After returning to the database, a book entitled, “The World’s Greatest Organ”, caught my eye. Written in 1917, the book described the infamous Wanamaker Organ in Philadelphia. The book was small, a pamphlet of only twenty or so pages. It was in very good condition, and certainly had a modest aesthetic appeal compared to some of the other books we had seen in class. The book had a large number of illustrations integrated within the text as well. I was curious as to the reason why the book had been written. At first glance, it seemed to be a marketing tool for the Wanamaker Organ company. But as John Wanamaker himself explains on the second page, the point of the book was to pay homage to one of the greatest organs in the world:

mosenthal1“The Great Organ in the Grand Court of The Wanamaker Store in Philadelphia is heard every year by thousands of people from all over the world. And from many lands, from many lovers of music, have come requests for information regarding it. To give to the public a brief history of this noble instrument, to guide visitors to its many points of interest, and to recall to them at some later time the joy of its melody, this little book is made.”

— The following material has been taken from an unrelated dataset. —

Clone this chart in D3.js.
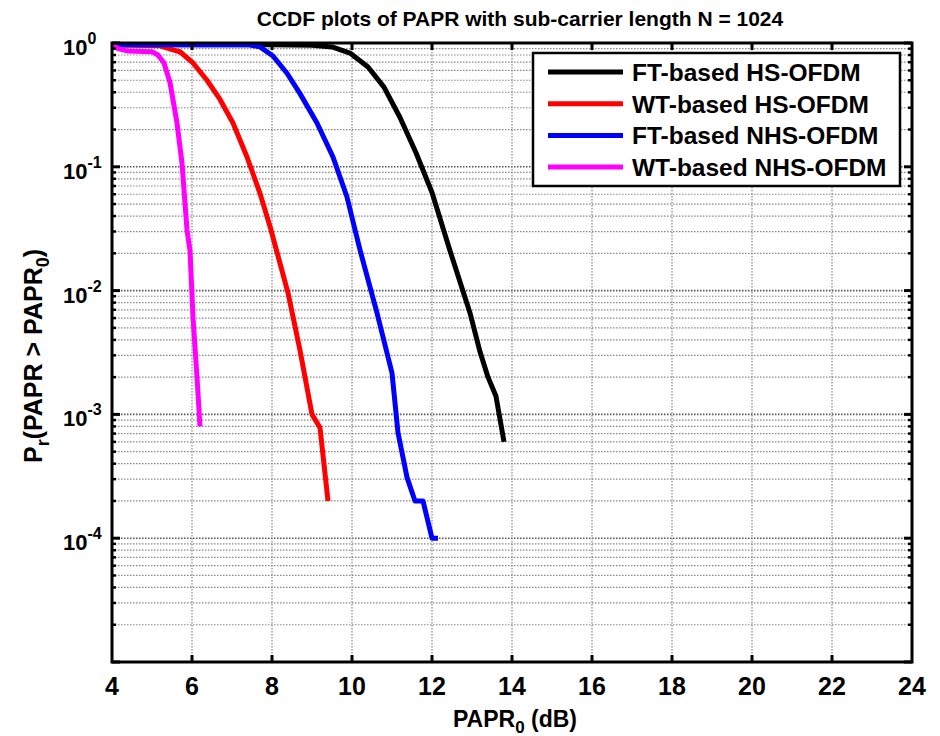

mosenthal3The first page of the book made an immediate impression on me. It contains a quote from Honoré de Balzac entitled, “The Organ”. The quotation is surrounded by a beautiful border that resembles a picture frame. Not only was I drawn to the beautiful aesthetics of the first page, I also was also infatuated with the first line of de Balzac’s quotation which describes exactly the reason I decided to play the organ in the first place: “The organ is in truth the grandest, the most daring, the most magnificent of all instruments invented by human genius. It is a whole orchestra in itself”. For the past five years, I have tried to explain to those unfamiliar with the instrument the reasons why the organ is, in my opinion, the most “magnificent of all instruments”. De Balzac effectively explains in one sentence the way I feel about the organ.

 mosenthal4The book then goes on to describe a brief history of the “Evolution of the Organ”, citing the legend of “Syrinx” or “Pipe of Pan” to explain the formation of the reed pipes. It explains how organs evolved from a single hollow-reed pip “blown by the breath of man” to the formation of large reed pips and the ultimate birth of the hydraulic organ. The following sections of the book focus on the Philadelphia Wanamaker organ itself. In the section entitled, “The Story of the Great Organ”, Wanamaker clearly doesn’t try to be modest when describing the instrument’s beauty and sound, describing the story of the organ as “one of romance” and explaining that, “So constant is the care given it that there is no moment of the day when it cannot pour out its music untrammeled…It is theoretically and practically a masterpiece, not only the largest but probably the finest musical instrument in the world”. Reading these descriptions validated my original thoughts about this book being primarily used as a marketing tool, for the descriptions were written by the owner of the Wanamaker Company.

On the other hand, the following section was written by someone unaffiliated with the Wanamaker company. In a short essay entitled, “The Thrill of Playing the World’s Largest Organ”, Alexander Russell writes about his experience playing the instrument as a guest performer. He sat at the organ for two weeks, ultimately playing a recital on Bach’s Chorales. He only has words of praise for the organ, and ends the essay by powerfully writing, “This great organ creates music lovers, not once in a while, but every working day in the year”.

Although I enjoyed reading about the beauty of the Wanamaker organ, I found the last section of the book, “A Little Journey through the Interior of the Organ”, to be the most interesting. For the sake of this blog, I won’t bore you with the details about the specific pipes and stops within the four levels of the organ, but I can sum up the section in Wanamaker’s own words:  “This is a veritable forest of pipes”. This section had the most illustrations in the book, and I was infatuated with the descriptions of all of the different levels within the organ. All in all, this book was extremely captivating and well written. The combination of illustrations and text made for a comprehensive look into not only the Wanamaker Organ in Philadelphia, but organ history as a whole.